One of the challenges ESP’s face is correctly identifying whether an email is spam or legitimate. Zoho Mail does this by studying community data—how and which users mark an email as spam or not spam. With the help of community data and pre-defined conditions, our servers can automatically identify half a million spam emails per hour on average with an admirable success rate. The use of community data in spam processing extends further.
Zoho mail spam protection
Say a user is sending an email from a third-party email server to a Zoho Mail user. For that email to get delivered to the recipient’s inbox, the sender’s IP should hold a positive reputation. The reputation score of an IP is dependent on the number of spam and non-spam emails generated from that IP. When a source with low reputation places an email transfer request to the Zoho Mail server, we will either reject the email or deliver it to the recipient mailbox’s spam folder, depending on the user settings.

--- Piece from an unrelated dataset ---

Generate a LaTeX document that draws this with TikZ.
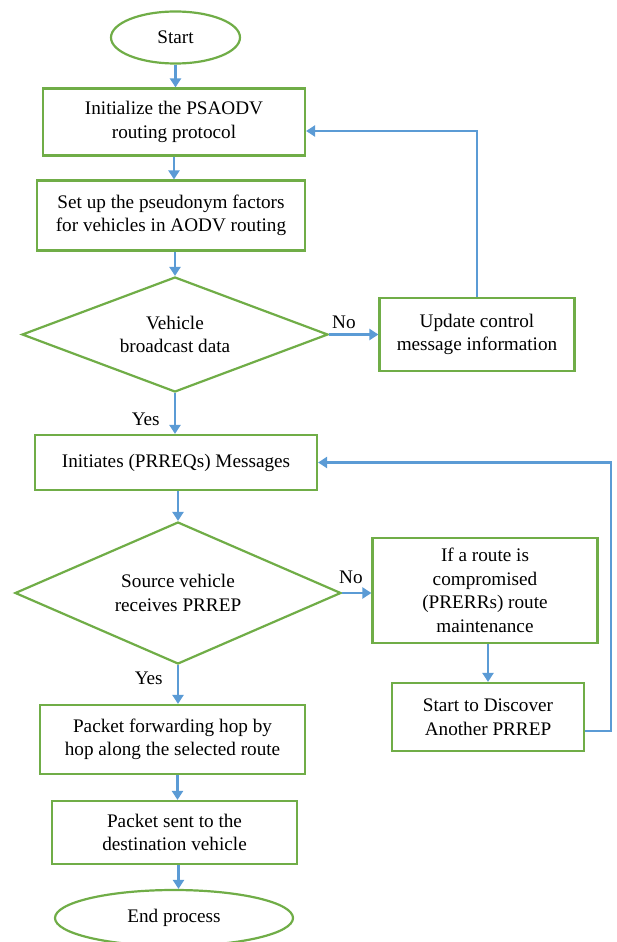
\documentclass[tikz,border=0pt]{standalone}
\usepackage{fontspec}
\setmainfont{Liberation Serif}
\usetikzlibrary{shapes.geometric,arrows.meta}
\definecolor{fgreen}{HTML}{70AD47}
\definecolor{fblue}{HTML}{5B9BD5}
\tikzset{
  box/.style={draw=fgreen,line width=2.2pt,fill=white,inner sep=0pt,align=center,font=\fontsize{19.2}{23.5}\selectfont},
  oval/.style={box,ellipse},
  dia/.style={box,diamond},
  arr/.style={draw=fblue,line width=2.6pt,-{Triangle[width=11pt,length=9pt]}},
  lbl/.style={font=\fontsize{19.2}{22}\selectfont,inner sep=0pt}
}
\begin{document}
\begin{tikzpicture}[x=1pt,y=-1pt]
\useasboundingbox (0,0) rectangle (617,942);
\node[oval,minimum width=129pt,minimum height=52pt] (start) at (175.5,37.5) {Start};
\node[box,minimum width=262pt,minimum height=67pt] (init) at (174,122) {Initialize the PSAODV\\routing protocol};
\node[box,minimum width=268pt,minimum height=70pt] (setup) at (171,215.5) {Set up the pseudonym factors\\for vehicles in AODV routing};
\node[dia,minimum width=306pt,minimum height=115pt,aspect=2.66] (d1) at (175,334.5) {Vehicle\\broadcast data};
\node[box,minimum width=195pt,minimum height=73pt] (upd) at (477,334.5) {Update control\\message information};
\node[box,minimum width=282pt,minimum height=55pt] (ini) at (176,462.5) {Initiates (PRREQs) Messages};
\node[dia,minimum width=326pt,minimum height=142pt,aspect=2.3] (d2) at (178,593) {Source vehicle\\receives PRREP};
\node[box,minimum width=225pt,minimum height=105pt] (route) at (485,590.5) {If a route is\\compromised\\(PRERRs) route\\maintenance};
\node[box,minimum width=192pt,minimum height=68pt] (disc) at (488,717) {Start to Discover\\Another PRREP};
\node[box,minimum width=265pt,minimum height=69pt] (pkt) at (172.5,739.5) {Packet forwarding hop by\\hop along the selected route};
\node[box,minimum width=245pt,minimum height=63pt] (sent) at (174.5,832.5) {Packet sent to the\\destination vehicle};
\node[oval,minimum width=238pt,minimum height=56pt] (end) at (174,918) {End process};
\coordinate (c2) at (611,0);
\draw[arr] (start.south) -- (start.south |- init.north);
\draw[arr] (init.south) -- (init.south |- setup.north);
\draw[arr] (setup.south -| d1.north) -- (d1.north);
\draw[arr] (d1.east) -- (d1.east -| upd.west) node[lbl,pos=0.3,above=5pt] {No};
\draw[arr] (upd.north) |- ([yshift=-9pt]init.east);
\draw[arr] (d1.south) -- (d1.south |- ini.north) node[lbl,pos=0.65,left=14pt] {Yes};
\draw[arr] (ini.south -| d2.north) -- (d2.north);
\draw[arr] (d2.east) -- (d2.east -| route.west) node[lbl,pos=0.3,above=8pt] {No};
\draw[arr] (route.south -| disc.north) -- (disc.north);
\draw[arr] ([yshift=-14pt]disc.east) -| (c2 |- ini.east) -- (ini.east);
\draw[arr] (d2.south) -- (d2.south |- pkt.north) node[lbl,pos=0.35,left=14pt] {Yes};
\draw[arr] ([xshift=5pt]pkt.south) -- ([xshift=5pt]pkt.south |- sent.north);
\draw[arr] ([xshift=4pt]sent.south) -- ([xshift=4pt]sent.south |- end.north);
\end{tikzpicture}
\end{document}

Please note that all the below mentioned filtering is applicable only for illegitimate emails with malicious spam fingerprints or emails you (the user) marked as spam. Zoho Mail does not filter your legitimate emails automatically.

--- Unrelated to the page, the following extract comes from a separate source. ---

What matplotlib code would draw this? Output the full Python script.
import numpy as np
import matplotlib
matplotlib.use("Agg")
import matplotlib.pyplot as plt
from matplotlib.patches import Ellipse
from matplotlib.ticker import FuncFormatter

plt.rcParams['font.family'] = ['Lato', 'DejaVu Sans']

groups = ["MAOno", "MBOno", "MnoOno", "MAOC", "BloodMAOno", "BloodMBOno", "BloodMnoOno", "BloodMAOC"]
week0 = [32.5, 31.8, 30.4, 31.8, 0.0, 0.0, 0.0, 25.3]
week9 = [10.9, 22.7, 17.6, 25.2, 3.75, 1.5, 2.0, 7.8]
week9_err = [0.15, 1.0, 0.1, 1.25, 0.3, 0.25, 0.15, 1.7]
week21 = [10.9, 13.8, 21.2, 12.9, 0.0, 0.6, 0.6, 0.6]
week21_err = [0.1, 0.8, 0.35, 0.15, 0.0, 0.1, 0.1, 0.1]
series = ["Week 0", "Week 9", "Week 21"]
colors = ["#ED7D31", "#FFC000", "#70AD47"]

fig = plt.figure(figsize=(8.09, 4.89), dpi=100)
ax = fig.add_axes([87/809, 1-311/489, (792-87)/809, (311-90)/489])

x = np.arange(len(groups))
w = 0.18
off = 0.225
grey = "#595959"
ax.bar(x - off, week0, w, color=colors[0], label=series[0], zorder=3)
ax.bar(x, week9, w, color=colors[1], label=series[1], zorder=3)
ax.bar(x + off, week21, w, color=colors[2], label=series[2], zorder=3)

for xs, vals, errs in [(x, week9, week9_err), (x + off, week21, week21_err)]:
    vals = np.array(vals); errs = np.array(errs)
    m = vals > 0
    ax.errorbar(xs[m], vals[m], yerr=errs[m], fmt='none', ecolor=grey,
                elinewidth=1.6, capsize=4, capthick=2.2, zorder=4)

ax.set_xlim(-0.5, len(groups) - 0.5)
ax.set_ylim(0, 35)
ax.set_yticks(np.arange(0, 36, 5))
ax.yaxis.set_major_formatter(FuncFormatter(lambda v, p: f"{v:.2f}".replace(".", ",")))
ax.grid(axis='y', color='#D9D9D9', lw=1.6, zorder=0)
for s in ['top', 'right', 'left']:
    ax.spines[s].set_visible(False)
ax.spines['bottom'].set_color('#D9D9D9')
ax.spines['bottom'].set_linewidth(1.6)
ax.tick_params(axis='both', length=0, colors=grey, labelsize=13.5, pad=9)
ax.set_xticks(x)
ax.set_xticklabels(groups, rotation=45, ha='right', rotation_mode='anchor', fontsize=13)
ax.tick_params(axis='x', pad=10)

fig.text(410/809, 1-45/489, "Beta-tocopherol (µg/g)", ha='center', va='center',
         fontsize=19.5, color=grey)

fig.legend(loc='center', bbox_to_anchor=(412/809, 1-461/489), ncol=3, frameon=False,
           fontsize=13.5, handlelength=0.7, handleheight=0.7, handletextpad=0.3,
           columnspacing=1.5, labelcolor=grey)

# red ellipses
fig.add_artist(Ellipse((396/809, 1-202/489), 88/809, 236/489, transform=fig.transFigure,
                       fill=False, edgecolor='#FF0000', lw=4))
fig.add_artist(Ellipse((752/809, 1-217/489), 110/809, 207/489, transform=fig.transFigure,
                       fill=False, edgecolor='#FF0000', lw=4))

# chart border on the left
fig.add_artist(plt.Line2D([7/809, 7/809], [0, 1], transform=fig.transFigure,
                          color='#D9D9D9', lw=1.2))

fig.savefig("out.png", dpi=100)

Let spam stand in the bay:
If the nuances of classifying the right emails as spam is a challenge, determining the right approach for bulk emails is a bigger challenge. Though our filters can recognize and sift out emails with spam fingerprints—attachments masked with malware, phishing links, malicious executable macros, non-RFC compliant emails, unsolicited bulk emails, and more—the approach we need to take for each of them differs. While we filter out phishing emails more vigorously, reducing the false positives, we take a more user-specific approach concerning bulk emails, given that a bulk email can be spam to one user and of interest to another.

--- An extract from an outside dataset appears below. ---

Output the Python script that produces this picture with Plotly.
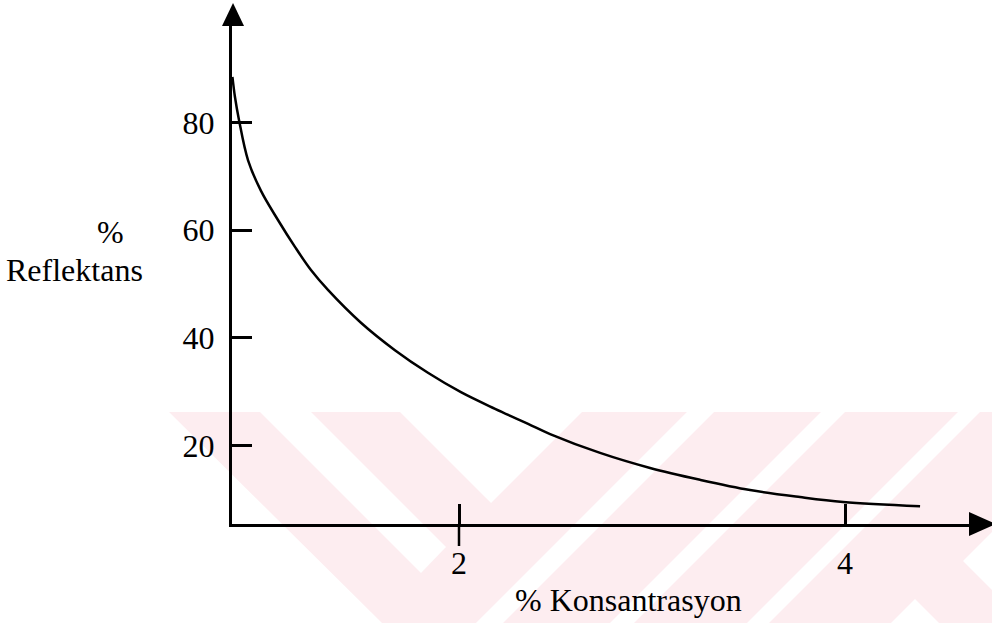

With the help of user-centric and organization-wide spam control settings, administrators can customize and choose what kind of emails they want Zoho Mail to deliver to their inbox. Starting from choosing which parts of an email you want us to analyze using our filters, administrators can choose to show sender-based alerts, process spam based on specific languages, and quarantine or reject emails based on authentication framework (SPF, DKIM, DMARC, and DNSBL) verification. The administrator can also add specific emails, domains, and IP addresses to their lists like Allowed list, or Blocked list to receive or not receive emails from certain senders. Apart from the administrator maintaining an organization-wide list, each user can customize their own anti-spam lists to block or allow users of their choice.
Combat phishing with added accuracy:
In our previous post, we discussed the technique spammers use to phish for personal data: copying the user interface and experience of a legitimate organization, including the domain address. For example, say you maintain your finances at a bank named Woods, and “woods.com” is their domain address. Now a spammer might phish using a domain—”vvoods.com” or “w00ds.com”—that looks like the legitimate address by changing a few letters to deceive recipients.
While our spam filters are capable of spotting such emails, you can also take additional spoof control measures for the domains that are significant to your organization by verifying all cousin domains of that respective domain. And it doesn’t stop there. You can protect your organization members from spoofed emails and prevent this fraud from happening with the help of Zoho Mail’s Display Name Spoofing feature.
Spam processing is not without its flaws because as ESPs improve their filtering mechanisms and block spam emails with higher accuracy, spammers also become more advanced in their masking techniques by using reputed services. Some spammers have started following RFC rules, SPF and DKIM authentication protocols, among others to escape spam processing. This new, evolved spam can sometimes slip through the filters and end up the recipient’s inbox.
This is why we’re constantly updating the Zoho Mail server to learn new fingerprints even with a small sample size. And don’t worry: even if one or two spam emails escape our wall of filters, our post-delivery spam check can identify and mark those emails as spam automatically.
Given all the challenges in identifying and processing spam, we at Zoho Mail place our users’ safety and security before every other priority. We have already added a ton of new spam control features to our all-new admin console. As we move forward, we’ll continue refining our techniques even further to improve your experience.